Each line from the top of the listing through the one holding "const tipLowerLine = [3.48e-7, 3.57e-7, 3.67e-7, 3.75e-7];" should be restated word for word, with nothing added and no pictures.

>> Start Material provided

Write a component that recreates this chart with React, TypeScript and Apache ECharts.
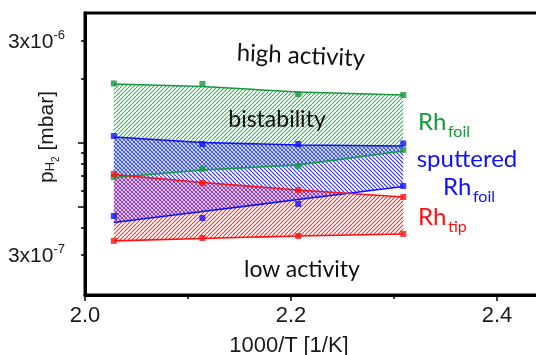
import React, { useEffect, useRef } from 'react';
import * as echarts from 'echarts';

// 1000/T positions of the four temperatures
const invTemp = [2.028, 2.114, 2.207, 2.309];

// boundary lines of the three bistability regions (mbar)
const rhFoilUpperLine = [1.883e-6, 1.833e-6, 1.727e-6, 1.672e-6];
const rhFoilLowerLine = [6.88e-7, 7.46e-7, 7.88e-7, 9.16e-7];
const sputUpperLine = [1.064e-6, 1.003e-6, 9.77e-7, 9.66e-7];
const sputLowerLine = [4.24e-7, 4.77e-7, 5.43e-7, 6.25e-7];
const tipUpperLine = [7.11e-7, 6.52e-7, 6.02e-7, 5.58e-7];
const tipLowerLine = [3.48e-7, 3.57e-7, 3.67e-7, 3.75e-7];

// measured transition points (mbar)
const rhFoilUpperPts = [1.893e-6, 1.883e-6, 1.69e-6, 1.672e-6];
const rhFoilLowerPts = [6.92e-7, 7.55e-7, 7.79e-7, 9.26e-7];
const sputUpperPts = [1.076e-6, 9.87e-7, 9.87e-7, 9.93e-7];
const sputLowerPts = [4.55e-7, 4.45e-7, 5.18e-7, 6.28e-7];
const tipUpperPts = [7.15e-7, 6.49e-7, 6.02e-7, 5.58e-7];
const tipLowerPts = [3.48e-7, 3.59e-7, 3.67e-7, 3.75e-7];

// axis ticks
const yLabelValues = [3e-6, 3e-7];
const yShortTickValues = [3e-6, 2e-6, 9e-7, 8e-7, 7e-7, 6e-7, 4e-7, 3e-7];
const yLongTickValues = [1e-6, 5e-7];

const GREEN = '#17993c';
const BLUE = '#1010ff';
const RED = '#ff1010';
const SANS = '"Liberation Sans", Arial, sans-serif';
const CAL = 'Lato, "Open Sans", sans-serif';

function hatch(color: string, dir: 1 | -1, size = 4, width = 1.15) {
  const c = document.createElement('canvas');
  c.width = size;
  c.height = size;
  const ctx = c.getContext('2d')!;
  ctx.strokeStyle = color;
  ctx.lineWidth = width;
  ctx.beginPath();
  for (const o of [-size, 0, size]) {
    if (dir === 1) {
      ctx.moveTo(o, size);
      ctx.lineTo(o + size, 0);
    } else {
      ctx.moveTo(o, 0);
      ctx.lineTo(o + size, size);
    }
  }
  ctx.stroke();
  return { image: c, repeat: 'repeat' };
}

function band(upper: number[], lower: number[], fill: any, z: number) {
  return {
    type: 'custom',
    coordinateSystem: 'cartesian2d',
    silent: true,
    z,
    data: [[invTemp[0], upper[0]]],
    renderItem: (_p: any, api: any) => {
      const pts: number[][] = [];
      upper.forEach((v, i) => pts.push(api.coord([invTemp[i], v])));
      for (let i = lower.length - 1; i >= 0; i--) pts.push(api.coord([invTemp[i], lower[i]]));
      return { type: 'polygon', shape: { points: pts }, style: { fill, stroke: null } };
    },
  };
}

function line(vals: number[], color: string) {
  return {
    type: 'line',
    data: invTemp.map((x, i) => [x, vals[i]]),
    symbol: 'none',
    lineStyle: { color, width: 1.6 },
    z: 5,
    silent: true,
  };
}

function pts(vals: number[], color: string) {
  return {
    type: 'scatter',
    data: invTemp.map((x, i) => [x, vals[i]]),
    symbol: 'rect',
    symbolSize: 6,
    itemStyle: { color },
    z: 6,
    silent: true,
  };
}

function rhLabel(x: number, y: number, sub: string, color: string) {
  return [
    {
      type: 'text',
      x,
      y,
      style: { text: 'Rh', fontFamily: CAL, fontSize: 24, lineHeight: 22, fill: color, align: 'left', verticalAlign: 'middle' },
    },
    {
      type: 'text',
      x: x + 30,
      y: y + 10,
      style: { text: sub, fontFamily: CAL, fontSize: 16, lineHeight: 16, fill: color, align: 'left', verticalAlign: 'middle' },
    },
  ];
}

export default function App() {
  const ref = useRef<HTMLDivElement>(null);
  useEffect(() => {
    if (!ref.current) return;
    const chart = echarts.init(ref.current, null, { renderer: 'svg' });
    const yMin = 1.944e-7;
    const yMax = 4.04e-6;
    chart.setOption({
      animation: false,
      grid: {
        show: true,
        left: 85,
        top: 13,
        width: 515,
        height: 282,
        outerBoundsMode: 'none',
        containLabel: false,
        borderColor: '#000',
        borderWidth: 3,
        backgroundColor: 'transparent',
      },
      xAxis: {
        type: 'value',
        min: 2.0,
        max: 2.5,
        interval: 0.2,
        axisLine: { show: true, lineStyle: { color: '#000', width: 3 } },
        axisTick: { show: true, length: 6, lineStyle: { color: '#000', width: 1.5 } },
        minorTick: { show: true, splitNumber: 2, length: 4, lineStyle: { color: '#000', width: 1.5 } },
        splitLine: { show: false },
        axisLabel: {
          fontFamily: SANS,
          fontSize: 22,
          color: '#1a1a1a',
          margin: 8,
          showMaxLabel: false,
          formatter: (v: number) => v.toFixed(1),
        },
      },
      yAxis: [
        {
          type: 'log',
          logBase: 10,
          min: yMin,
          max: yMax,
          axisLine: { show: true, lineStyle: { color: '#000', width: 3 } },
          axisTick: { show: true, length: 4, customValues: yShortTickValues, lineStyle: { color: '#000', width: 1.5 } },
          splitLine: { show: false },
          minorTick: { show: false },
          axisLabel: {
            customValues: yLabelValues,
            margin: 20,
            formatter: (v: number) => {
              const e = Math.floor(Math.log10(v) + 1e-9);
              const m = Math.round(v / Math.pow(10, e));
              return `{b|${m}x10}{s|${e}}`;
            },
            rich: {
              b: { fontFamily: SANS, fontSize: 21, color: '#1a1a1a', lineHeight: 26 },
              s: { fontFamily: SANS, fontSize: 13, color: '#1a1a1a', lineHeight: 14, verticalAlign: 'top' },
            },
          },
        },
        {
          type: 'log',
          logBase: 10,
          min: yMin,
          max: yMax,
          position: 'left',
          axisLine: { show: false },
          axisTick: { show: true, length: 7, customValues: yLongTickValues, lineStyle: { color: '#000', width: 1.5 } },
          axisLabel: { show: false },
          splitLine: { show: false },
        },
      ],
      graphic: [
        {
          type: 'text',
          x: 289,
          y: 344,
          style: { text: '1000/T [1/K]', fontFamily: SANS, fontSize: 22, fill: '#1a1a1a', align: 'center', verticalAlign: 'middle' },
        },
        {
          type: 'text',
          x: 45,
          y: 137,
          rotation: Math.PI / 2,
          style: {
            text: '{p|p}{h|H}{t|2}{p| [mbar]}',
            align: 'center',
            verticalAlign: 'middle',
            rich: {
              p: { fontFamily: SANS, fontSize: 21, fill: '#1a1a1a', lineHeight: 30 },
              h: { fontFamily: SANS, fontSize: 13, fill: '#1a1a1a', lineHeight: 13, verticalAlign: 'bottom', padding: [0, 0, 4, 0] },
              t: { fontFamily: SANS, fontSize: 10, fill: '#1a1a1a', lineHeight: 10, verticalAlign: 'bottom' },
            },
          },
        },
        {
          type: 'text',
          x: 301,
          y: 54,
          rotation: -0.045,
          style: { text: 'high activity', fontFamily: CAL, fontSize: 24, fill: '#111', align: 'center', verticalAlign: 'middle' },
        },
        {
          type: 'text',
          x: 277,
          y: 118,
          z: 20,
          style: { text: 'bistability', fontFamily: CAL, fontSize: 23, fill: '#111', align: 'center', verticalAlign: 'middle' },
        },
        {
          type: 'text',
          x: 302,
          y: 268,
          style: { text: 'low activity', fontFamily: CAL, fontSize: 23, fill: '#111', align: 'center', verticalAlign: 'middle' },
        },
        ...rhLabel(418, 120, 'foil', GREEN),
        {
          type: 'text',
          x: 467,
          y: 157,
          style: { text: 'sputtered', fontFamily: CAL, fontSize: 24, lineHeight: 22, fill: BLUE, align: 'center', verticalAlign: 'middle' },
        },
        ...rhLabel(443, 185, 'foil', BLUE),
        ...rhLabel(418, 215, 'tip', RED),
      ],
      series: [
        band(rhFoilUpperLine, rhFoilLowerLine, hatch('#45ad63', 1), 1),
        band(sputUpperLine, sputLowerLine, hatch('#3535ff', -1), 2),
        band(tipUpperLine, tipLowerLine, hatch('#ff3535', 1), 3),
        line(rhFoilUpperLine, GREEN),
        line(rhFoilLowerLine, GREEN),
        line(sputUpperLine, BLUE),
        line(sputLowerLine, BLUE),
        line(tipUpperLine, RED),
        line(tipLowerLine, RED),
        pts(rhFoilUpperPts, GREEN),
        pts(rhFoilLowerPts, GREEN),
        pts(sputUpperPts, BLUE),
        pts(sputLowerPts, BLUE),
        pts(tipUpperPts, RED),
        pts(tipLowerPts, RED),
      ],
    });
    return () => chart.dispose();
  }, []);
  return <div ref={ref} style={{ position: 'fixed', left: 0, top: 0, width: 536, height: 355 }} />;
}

>> End Material provided

▸ **Output for this task**:
Write a component that recreates this chart with React, TypeScript and Apache ECharts.
import React, { useEffect, useRef } from 'react';
import * as echarts from 'echarts';

// 1000/T positions of the four temperatures
const invTemp = [2.028, 2.114, 2.207, 2.309];

// boundary lines of the three bistability regions (mbar)
const rhFoilUpperLine = [1.883e-6, 1.833e-6, 1.727e-6, 1.672e-6];
const rhFoilLowerLine = [6.88e-7, 7.46e-7, 7.88e-7, 9.16e-7];
const sputUpperLine = [1.064e-6, 1.003e-6, 9.77e-7, 9.66e-7];
const sputLowerLine = [4.24e-7, 4.77e-7, 5.43e-7, 6.25e-7];
const tipUpperLine = [7.11e-7, 6.52e-7, 6.02e-7, 5.58e-7];
const tipLowerLine = [3.48e-7, 3.57e-7, 3.67e-7, 3.75e-7];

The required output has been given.